Begin with the first line of the material and copy each line word for word through the line that contains "from bokeh.resources import INLINE"; the pictures are left out.

* start *

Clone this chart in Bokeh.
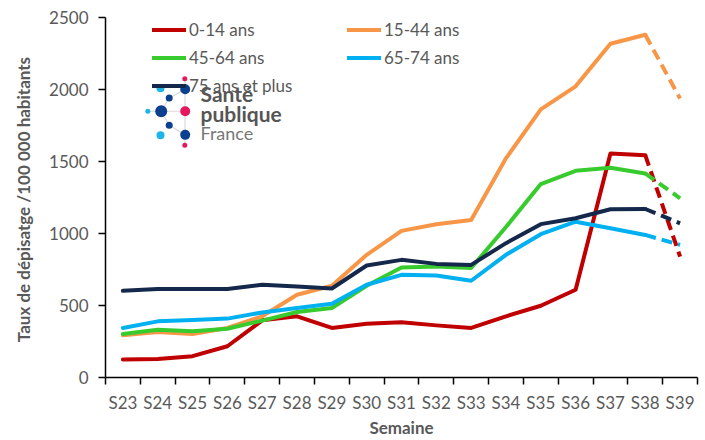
from bokeh.plotting import figure
from bokeh.models import (Range1d, FixedTicker, Legend, LegendItem)
from bokeh.core.properties import value
from bokeh.embed import file_html
from bokeh.resources import INLINE

# ---------------- data ----------------
weeks = ["S23", "S24", "S25", "S26", "S27", "S28", "S29", "S30", "S31",
         "S32", "S33", "S34", "S35", "S36", "S37", "S38", "S39"]
age_0_14 = [125, 129, 148, 217, 397, 425, 344, 374, 383, 362, 344, 425, 498, 609, 1556, 1544, 840]
age_15_44 = [293, 316, 302, 344, 425, 575, 637, 852, 1018, 1064, 1094, 1522, 1862, 2022, 2318, 2380, 1937]
age_45_64 = [302, 332, 321, 339, 395, 455, 483, 637, 764, 771, 760, 1045, 1343, 1435, 1456, 1417, 1244]
age_65_74 = [344, 390, 400, 409, 452, 483, 512, 644, 713, 708, 672, 852, 995, 1082, 1036, 990, 921]
age_75_plus = [602, 614, 614, 614, 644, 632, 618, 778, 817, 789, 782, 933, 1065, 1106, 1168, 1170, 1071]

series_names = ["0-14 ans", "15-44 ans", "45-64 ans", "65-74 ans", "75 ans et plus"]
series_values = [age_0_14, age_15_44, age_45_64, age_65_74, age_75_plus]
y_ticks = [0, 500, 1000, 1500, 2000, 2500]

# ---------------- styles ----------------
colors = ["#C00000", "#F79646", "#38CB2E", "#00B0F0", "#14284B"]
FONT = "Lato"
GREY = "#595959"

p = figure(width=705, height=440, output_backend="svg", toolbar_location=None,
           x_range=Range1d(-0.5, len(weeks) - 0.5), y_range=Range1d(0, 2500),
           min_border_left=105, min_border_right=8, min_border_top=17, min_border_bottom=62)
p.outline_line_color = None
p.grid.visible = False
p.background_fill_color = "white"

x = list(range(len(weeks)))
n_solid = len(weeks) - 1  # last segment (S38 -> S39) is provisional, dashed

solid_renderers = []
for vals, col in zip(series_values, colors):
    r = p.line(x[:n_solid], vals[:n_solid], line_color=col, line_width=4,
               line_join="round", line_cap="round")
    p.line(x[n_solid - 1:], vals[n_solid - 1:], line_color=col, line_width=4,
           line_dash="11 6", line_join="round")
    solid_renderers.append(r)

# ---------------- axes ----------------
xa = p.xaxis[0]
xa.ticker = FixedTicker(ticks=x, minor_ticks=[i - 0.5 for i in range(len(weeks) + 1)])
xa.major_label_overrides = {i: w for i, w in enumerate(weeks)}
xa.major_tick_out = 0
xa.major_tick_in = 0
xa.minor_tick_out = 7
xa.minor_tick_in = 0
xa.minor_tick_line_color = "black"
xa.minor_tick_line_width = 1.5
xa.axis_line_color = "black"
xa.axis_line_width = 1.5
xa.major_label_text_font = FONT
xa.major_label_text_font_size = "17px"
xa.major_label_text_color = GREY
xa.major_label_standoff = 7
xa.axis_label = "Semaine"
xa.axis_label_text_font = FONT
xa.axis_label_text_font_style = "bold"
xa.axis_label_text_font_size = "17px"
xa.axis_label_text_color = GREY
xa.axis_label_standoff = 1

ya = p.yaxis[0]
ya.ticker = FixedTicker(ticks=y_ticks)
ya.minor_tick_line_color = None
ya.major_tick_out = 7
ya.major_tick_in = 0
ya.major_tick_line_color = "black"
ya.major_tick_line_width = 1.5
ya.axis_line_color = "black"
ya.axis_line_width = 1.5
ya.major_label_text_font = FONT
ya.major_label_text_font_size = "17px"
ya.major_label_text_color = GREY
ya.major_label_standoff = 10
ya.axis_label = "Taux de dépisatge  /100 000 habitants"
ya.axis_label_text_font = FONT
ya.axis_label_text_font_style = "bold"
ya.axis_label_text_font_size = "17px"
ya.axis_label_text_color = GREY
ya.axis_label_standoff = 12

# ---------------- legend (two columns) ----------------
def make_legend(idx, loc):
    lg = Legend(items=[LegendItem(label=series_names[i], renderers=[solid_renderers[i]]) for i in idx],
                location=loc, orientation="vertical", padding=0, margin=0, spacing=7,
                glyph_width=34, glyph_height=21, label_height=21, label_standoff=3,
                label_text_font=FONT, label_text_font_size="17px", label_text_color=GREY,
                background_fill_alpha=0, border_line_alpha=0)
    p.add_layout(lg)

make_legend([0, 2, 4], (47, 281))
make_legend([1, 3], (242, 309))

# ---------------- logo (Santé publique France), in page pixel coordinates ----------------
p.extra_x_ranges = {"lx": Range1d(105, 697)}
p.extra_y_ranges = {"ly": Range1d(378, 17)}
kw = dict(x_range_name="lx", y_range_name="ly", level="overlay")

logo_seg_x0 = [184.5, 147, 160.7, 160.7, 168.7, 168.7]
logo_seg_y0 = [78, 111, 111, 111, 97.7, 125]
logo_seg_x1 = [184.5, 184.7, 168.7, 168.7, 184.7, 184.7]
logo_seg_y1 = [145, 111, 97.7, 125, 89, 134.7]
p.segment(logo_seg_x0, logo_seg_y0, logo_seg_x1, logo_seg_y1, line_color="#d9d9d9", line_width=1.2, **kw)

dot_x = [184.3, 184.7, 184.3, 160, 147.3, 160, 184.7, 168.7, 160.7, 168.7, 184.7]
dot_y = [78.3, 111, 145, 88, 111, 135, 89, 97.7, 111, 125, 134.7]
dot_s = [5, 10, 5, 8, 5, 8, 10, 7, 12, 7, 10]
dot_c = ["#E6175C", "#E6175C", "#E6175C", "#1EB4E8", "#1EB4E8", "#1EB4E8",
         "#0B3F8F", "#0B3F8F", "#0B3F8F", "#0B3F8F", "#0B3F8F"]
p.scatter(dot_x, dot_y, size=dot_s, fill_color=dot_c, line_color=None, **kw)

p.text([200, 200], [93, 113], text=["Santé", "publique"], text_font=value(FONT),
       text_font_style="bold", text_font_size="21px", text_color="#555555",
       text_baseline="middle", **kw)
p.text([200], [133], text=["France"], text_font=value(FONT), text_font_size="18px",
       text_color="#777777", text_baseline="middle", **kw)

open("out.html", "w").write(file_html(p, INLINE))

* end *

Right answer ▸
Clone this chart in Bokeh.
from bokeh.plotting import figure
from bokeh.models import (Range1d, FixedTicker, Legend, LegendItem)
from bokeh.core.properties import value
from bokeh.embed import file_html
from bokeh.resources import INLINE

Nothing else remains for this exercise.